KÜRT VE KADIN KİMLİĞİ
Her alanda olduğu gibi sanat alanının da eril zihniyetin tekelinde olduğunu ve buna karşı da mücadele ettiklerini ifade eden Dora, "Dilimizin tanınmamasının yanında kadın varlığınız da tanınmıyor. Çünkü kadına her zaman bir annelik misyonu yüklenmiş ve eve hapsedilmiş. Siz de bunlara karşı ‘Eğer ben Kürt bir kadınsam sanatımı da kendi dilimle yapmalıyım’ diye düşünüyorsunuz. Kürtçe müzik baskı altında. Bizler de dilin ve sanatın özgür olması yönünde mücadele veriyoruz.
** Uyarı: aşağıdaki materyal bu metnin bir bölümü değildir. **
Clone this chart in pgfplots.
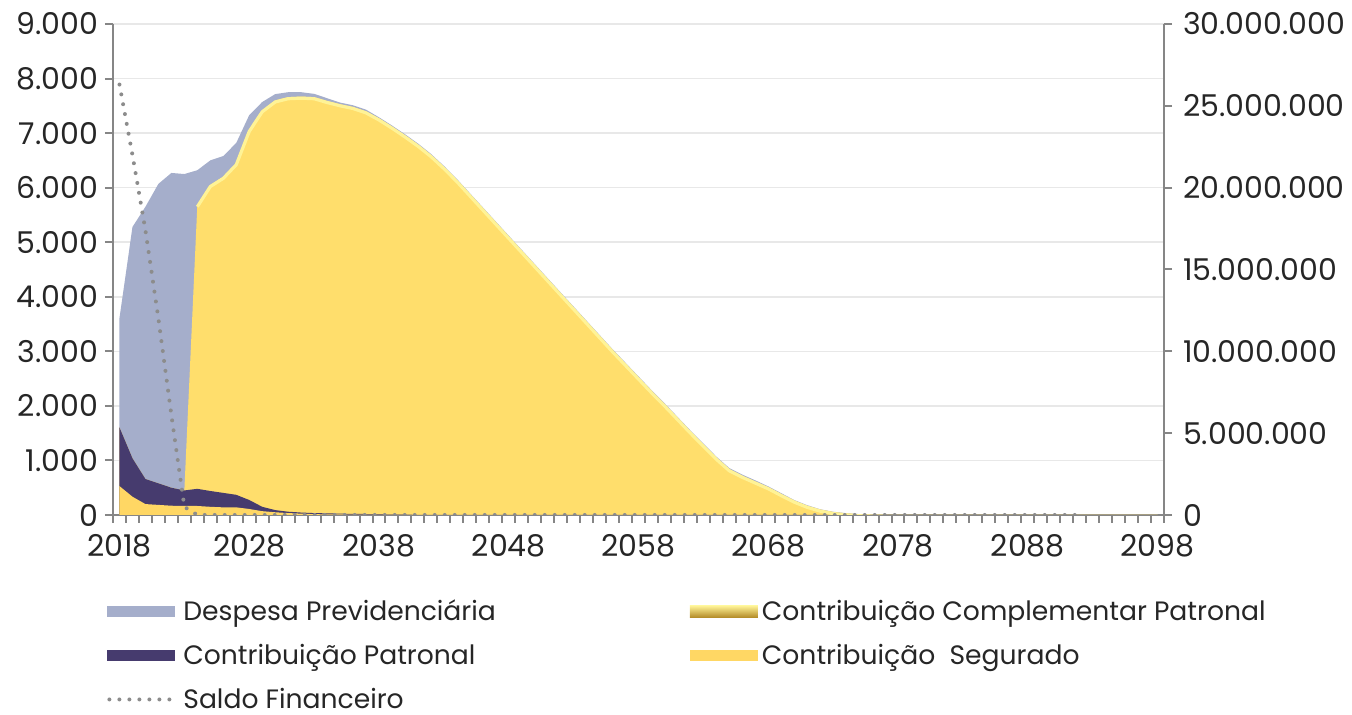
\documentclass[border=0pt]{standalone}
\usepackage{pgfplots}
\pgfplotsset{compat=1.18}
\usepackage{pgfplotstable}
\usepackage{fontspec}
\setmainfont{Poppins}
\definecolor{desp}{RGB}{165,174,203}
\definecolor{patr}{RGB}{70,59,110}
\definecolor{segu}{RGB}{255,215,100}
\definecolor{compc}{RGB}{255,222,108}
\definecolor{hilite}{RGB}{255,243,150}
\definecolor{compdark}{RGB}{180,140,40}
\definecolor{axgray}{RGB}{134,134,134}
\definecolor{gridc}{RGB}{232,232,232}
\definecolor{dotc}{RGB}{140,140,140}
\definecolor{txt}{RGB}{38,38,38}

\pgfplotstableread{
year desp seg pat comp saldo
2018 3610 530 1075 0 26300000
2019 5280 335 705 0 22000000
2020 5650 200 460 0 17400000
2021 6070 185 395 0 12000000
2022 6270 170 330 0 6100000
2023 6250 165 285 0 500000
2024 6320 165 315 5200 0
2025 6500 150 290 5610 0
2026 6580 140 265 5795 0
2027 6820 140 230 6080 0
2028 7330 110 165 6785 0
2029 7570 70 80 7270 0
2030 7715 50 40 7510 0
2031 7750 35 25 7600 0
2032 7750 25 20 7625 0
2033 7720 15 20 7625 0
2034 7640 12 18 7560 0
2035 7560 10 15 7505 0
2036 7510 8 12 7460 0
2037 7430 8 10 7382 0
2038 7290 6 9 7255 0
2039 7140 5 7 7108 0
2040 6980 5 5 6950 0
2041 6810 0 0 6790 0
2042 6620 0 0 6600 0
2043 6400 0 0 6380 0
2044 6160 0 0 6140 0
2045 5900 0 0 5880 0
2046 5640 0 0 5620 0
2047 5380 0 0 5360 0
2048 5120 0 0 5100 0
2049 4860 0 0 4840 0
2050 4600 0 0 4580 0
2051 4340 0 0 4320 0
2052 4080 0 0 4060 0
2053 3820 0 0 3800 0
2054 3560 0 0 3540 0
2055 3300 0 0 3280 0
2056 3040 0 0 3020 0
2057 2790 0 0 2770 0
2058 2540 0 0 2520 0
2059 2290 0 0 2270 0
2060 2050 0 0 2030 0
2061 1800 0 0 1780 0
2062 1550 0 0 1530 0
2063 1310 0 0 1290 0
2064 1070 0 0 1050 0
2065 860 0 0 840 0
2066 740 0 0 720 0
2067 635 0 0 615 0
2068 525 0 0 510 0
2069 400 0 0 385 0
2070 275 0 0 265 0
2071 180 0 0 170 0
2072 105 0 0 100 0
2073 60 0 0 55 0
2074 33 0 0 30 0
2075 17 0 0 15 0
2076 9 0 0 8 0
2077 5 0 0 4 0
2078 2 0 0 2 0
2079 0 0 0 0 0
2080 0 0 0 0 0
2081 0 0 0 0 0
2082 0 0 0 0 0
2083 0 0 0 0 0
2084 0 0 0 0 0
2085 0 0 0 0 0
2086 0 0 0 0 0
2087 0 0 0 0 0
2088 0 0 0 0 0
2089 0 0 0 0 0
2090 0 0 0 0 0
2091 0 0 0 0 0
2092 0 0 0 0 0
2093 0 0 0 0 nan
2094 0 0 0 0 nan
2095 0 0 0 0 nan
2096 0 0 0 0 nan
2097 0 0 0 0 nan
2098 0 0 0 0 nan
}\data

\begin{document}
\begin{tikzpicture}[font=\fontsize{15}{17}\selectfont]
\useasboundingbox (-56.5pt,-100pt) rectangle (619.5pt,257.5pt);
\begin{axis}[
  at={(0,0)}, anchor=south west, scale only axis,
  width=525.5pt, height=245.5pt,
  xmin=2017.5, xmax=2098.5, ymin=0, ymax=9000,
  axis x line*=bottom, axis y line*=left,
  axis line style={axgray, line width=1pt, -},
  tick align=outside,
  xtick={2018,2028,...,2098},
  minor xtick={2017.5,2018.5,...,2098.5},
  major x tick style={draw=none},
  minor x tick style={axgray, line width=1pt},
  minor tick length=4pt, major tick length=4pt,
  ytick={0,1000,...,9000},
  y tick style={axgray, line width=1pt},
  ymajorgrids, grid style={gridc, line width=0.8pt},
  /pgf/number format/assume math mode=true,
  x tick label style={text=txt, yshift=-2pt, /pgf/number format/1000 sep={}},
  y tick label style={text=txt, /pgf/number format/1000 sep={.}},
  legend columns=2,
  legend cell align=left,
  legend style={at={(0,0)}, anchor=north west, xshift=-6pt, yshift=-39.1pt,
    draw=none, fill=none, text=txt, row sep=8.3pt,
    nodes={inner ysep=1pt},
    font=\fontsize{13.3}{16}\selectfont,
    /tikz/column 2/.style={column sep=95pt}},
]
\addplot[fill=desp, draw=none,
  legend image code/.code={\fill[desp] (0pt,-2.9pt) rectangle (34pt,2.9pt);}]
  table[x=year, y=desp]{\data} \closedcycle;
\addlegendentry{Despesa Previdenciária}
\addplot[fill=compc, draw=none,
  legend image code/.code={\shade[top color=hilite, bottom color=compdark] (0pt,-2.9pt) rectangle (34pt,2.9pt);}]
  table[x=year, y expr=\thisrow{seg}+\thisrow{pat}+\thisrow{comp}]{\data} \closedcycle;
\addlegendentry{Contribuição Complementar Patronal}
\addplot[fill=patr, draw=none,
  legend image code/.code={\fill[patr] (0pt,-2.9pt) rectangle (34pt,2.9pt);}]
  table[x=year, y expr=\thisrow{seg}+\thisrow{pat}]{\data} \closedcycle;
\addlegendentry{Contribuição Patronal}
\addplot[fill=segu, draw=none,
  legend image code/.code={\fill[segu] (0pt,-2.9pt) rectangle (34pt,2.9pt);}]
  table[x=year, y=seg]{\data} \closedcycle;
\addlegendentry{Contribuição\ \ Segurado}
\addplot[hilite, line width=1.6pt, yshift=-0.8pt, forget plot,
  restrict x to domain=2023.5:2100]
  table[x=year, y expr=\thisrow{seg}+\thisrow{pat}+\thisrow{comp}]{\data};
\addlegendimage{legend image code/.code={\draw[dotc, line width=2pt, line cap=round, dash pattern=on 0pt off 5pt] (1pt,0pt) -- (35pt,0pt);}}
\addlegendentry{Saldo Financeiro}
\end{axis}
\begin{axis}[
  at={(0,0)}, anchor=south west, scale only axis,
  width=525.5pt, height=245.5pt,
  xmin=2017.5, xmax=2098.5, ymin=0, ymax=30000000,
  axis y line*=right, axis x line=none,
  axis line style={axgray, line width=1pt, -},
  tick align=outside, major tick length=4pt,
  ytick={0,5000000,10000000,15000000,20000000,25000000,30000000},
  scaled y ticks=false,
  y tick style={axgray, line width=1pt},
  y tick label style={text=txt, xshift=2pt, /pgf/number format/.cd, fixed, 1000 sep={.}, assume math mode=true},
]
\addplot[dotc, line width=2pt, line cap=round, dash pattern=on 0pt off 5pt]
  table[x=year, y=saldo]{\data};
\end{axis}
\end{tikzpicture}
\end{document}
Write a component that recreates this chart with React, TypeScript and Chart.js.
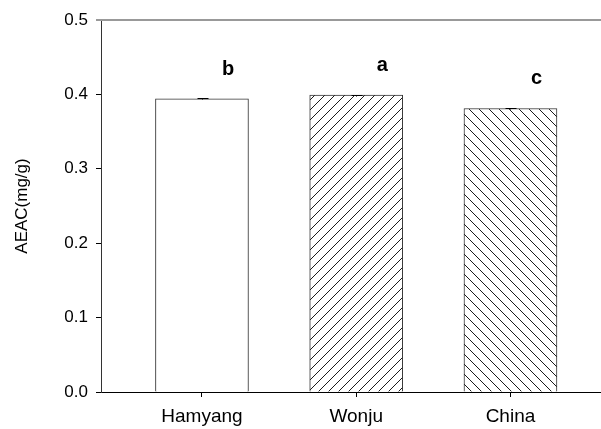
import React, { useEffect, useRef } from 'react';
import { Chart, registerables } from 'chart.js';

Chart.register(...registerables);

const categories = ['Hamyang', 'Wonju', 'China'];
const values = [0.394, 0.399, 0.381];
const errors = [0.0008, 0.0006, 0.0006];
const letters = ['b', 'a', 'c'];
const yTickValues = [0, 0.1, 0.2, 0.3, 0.4, 0.5];
const yTitle = 'AEAC(mg/g)';

const FONT = '"Liberation Sans", Arial, sans-serif';

function makeHatch(ctx: CanvasRenderingContext2D, dir: number): CanvasPattern | string {
  const s = 10;
  const c = document.createElement('canvas');
  c.width = s;
  c.height = s;
  const g = c.getContext('2d');
  if (!g) return '#fff';
  g.fillStyle = '#fff';
  g.fillRect(0, 0, s, s);
  g.strokeStyle = '#1a1a1a';
  g.lineWidth = 1;
  g.beginPath();
  if (dir === 1) {
    g.moveTo(-1, s + 1);
    g.lineTo(s + 1, -1);
    g.moveTo(-1, 1);
    g.lineTo(1, -1);
    g.moveTo(s - 1, s + 1);
    g.lineTo(s + 1, s - 1);
  } else {
    g.moveTo(-1, -1);
    g.lineTo(s + 1, s + 1);
    g.moveTo(s - 1, -1);
    g.lineTo(s + 1, 1);
    g.moveTo(-1, s - 1);
    g.lineTo(1, s + 1);
  }
  g.stroke();
  return ctx.createPattern(c, 'repeat') || '#fff';
}

const overlayPlugin = {
  id: 'overlay',
  afterDatasetsDraw(chart: any) {
    const { ctx, chartArea, scales } = chart;
    const x = scales.x;
    const y = scales.y;
    ctx.save();
    // error bars
    ctx.strokeStyle = '#000';
    ctx.lineWidth = 1;
    values.forEach((v, i) => {
      const px = Math.round(x.getPixelForValue(i + 1)) + 0.5;
      const top = Math.round(y.getPixelForValue(v + errors[i])) + 0.5;
      const bot = Math.round(y.getPixelForValue(v - errors[i])) + 0.5;
      ctx.beginPath();
      ctx.moveTo(px, top);
      ctx.lineTo(px, bot);
      ctx.moveTo(px - 5, top);
      ctx.lineTo(px + 6, top);
      ctx.stroke();
    });
    // significance letters
    ctx.font = 'bold 20px ' + FONT;
    ctx.fillStyle = '#000';
    ctx.textAlign = 'center';
    ctx.textBaseline = 'middle';
    letters.forEach((l, i) => {
      ctx.fillText(l, x.getPixelForValue(i + 1 + 0.17), y.getPixelForValue(values[i] + 0.04));
    });
    // top frame line
    ctx.strokeStyle = '#999';
    ctx.lineWidth = 2;
    ctx.beginPath();
    ctx.moveTo(chartArea.left - 5, chartArea.top);
    ctx.lineTo(chartArea.right, chartArea.top);
    ctx.stroke();
    ctx.restore();
  },
};

export default function App() {
  const ref = useRef<HTMLCanvasElement | null>(null);

  useEffect(() => {
    const canvas = ref.current;
    if (!canvas) return;
    const ctx = canvas.getContext('2d');
    if (!ctx) return;
    const fills = ['#ffffff', makeHatch(ctx, 1), makeHatch(ctx, -1)];

    const chart = new Chart(canvas, {
      type: 'bar',
      data: {
        datasets: [
          {
            data: categories.map((_, i) => ({ x: i + 1, y: values[i] })),
            backgroundColor: fills as any,
            borderColor: '#333',
            borderWidth: 1,
            barThickness: 93,
          },
        ],
      },
      options: {
        animation: false,
        responsive: false,
        maintainAspectRatio: false,
        layout: { padding: { top: 20, right: 0, left: 0, bottom: 0 } },
        plugins: {
          legend: { display: false },
          tooltip: { enabled: false },
        },
        scales: {
          x: {
            type: 'linear',
            offset: false,
            min: 0.3454,
            max: 3.587,
            afterBuildTicks: (s: any) => {
              s.ticks = categories.map((_, i) => ({ value: i + 1 }));
            },
            afterFit: (s: any) => {
              s.height = 37;
            },
            grid: {
              offset: false,
              drawOnChartArea: false,
              drawTicks: true,
              tickLength: 5,
              color: '#000',
              tickColor: '#000',
            },
            border: { display: true, color: '#000', width: 1 },
            ticks: {
              autoSkip: false,
              maxRotation: 0,
              padding: 8,
              color: '#000',
              font: { size: 19, family: FONT },
              callback: (_v: any, i: number) => categories[i],
            },
          },
          y: {
            min: 0,
            max: 0.5,
            afterBuildTicks: (s: any) => {
              s.ticks = yTickValues.map((v) => ({ value: v }));
            },
            afterFit: (s: any) => {
              s.width = 101;
            },
            grid: {
              drawOnChartArea: false,
              drawTicks: true,
              tickLength: 5,
              color: '#000',
              tickColor: '#000',
            },
            border: { display: true, color: '#333', width: 1 },
            ticks: {
              padding: 8,
              color: '#000',
              font: { size: 17, family: FONT },
              callback: (v: any) => Number(v).toFixed(1),
            },
            title: {
              display: true,
              text: yTitle,
              color: '#000',
              font: { size: 17, family: FONT },
              padding: { top: 12, bottom: 0 },
            },
          },
        },
      },
      plugins: [overlayPlugin],
    } as any);

    return () => chart.destroy();
  }, []);

  return (
    <div style={{ position: 'fixed', left: 0, top: 0, width: 601, height: 429, background: '#fff', overflow: 'hidden' }}>
      <canvas ref={ref} width={601} height={429} style={{ display: 'block' }} />
    </div>
  );
}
Çünkü sizi tanımıyorlar, yok sayıyorlar. Ne dilinizi ne kimliğinizi tanıyorlar. Siz bir yandan eril zihniyete karşı, diğer yandan da asimile edilmeye çalışılan sanatınızın mücadelesini veriyorsunuz” ifadelerini kullandı.
İLK 8 MART ETKİNLİĞİ
Dora, ilk kez 8 Mart Dünya Kadınlar Günü etkinliğine çıktığında yaşadığı heyecanı da anlattı. İlk deneyiminin 2000'li yılların başında Şırnak'ta gerçekleştiğini aktaran Dora, o günlere dair hislerini şu sözlerle paylaştı: "Evet, ben bir grupta yer alıyordum ama grupta da kadın mücadelesini veriyordum. 5 erkek arkadaş var ve siz tek kadınsınız. 8 Mart’a az bir süre kala tek başıma sahne alacağım söylendi. Bu his bile beni çok heyecanlandırdı. Çünkü bir kadın olarak tek başınıza kadınlar gününde sahne alacak ve iradenizi ortaya koyacaksınız. Alanda sadece kadınlar vardı ve ben çok heyecanlandım. Kalbim yerinden çıkacak gibiydi. Kadınların özgürlüğü için şarkı söylemek bambaşka bir histi. 8 Mart sahnelerinin tarif edilemez bir hissi var. Çünkü orada yok sayılan, şiddete uğrayan kadınların özgürlüğü için söylüyorsunuz. Ve alandaki kadınlardan aldığınız enerji tarif edilmez bir şey oluyor."
'ARTIK KADIN ZAMANI'
Benzer duyguları Newroz kutlamalarında da hissettiğine değinen Dora, "Milyonlara özgürlük şarkılarını söylüyorsunuz ve diyorsunuz ki ‘ben sadece sanatçı değilim, kültür devrimcisiyim.' Mücadeleci ve direnişçi bir sanat yapıyorsunuz. Çünkü toplumun umudunu ve taleplerini dile getiriyorsunuz. Taleplerine cevap olmak istiyorsunuz" dedi. Kürt sanatına ve kadına yönelik saldırılara karşı mücadelesinin her zaman süreceğini vurgulayan Dora, bu yılki etkinliklerde de özgürlük türkülerini seslendireceğini ifade etti. “Mücadelemiz bitmedi” diyen Dora, şöyle devam etti: "Kürtler ve kadınlar özgür oluncaya dek sanatçı olarak bunun mücadelesini vereceğiz. Artık zaman, kadın zamanı. Çünkü kadınlar artık ‘ben varım’ diyor. Sanatta, siyasette her alanda kadınlar var ve çok iyi işler başarıyor."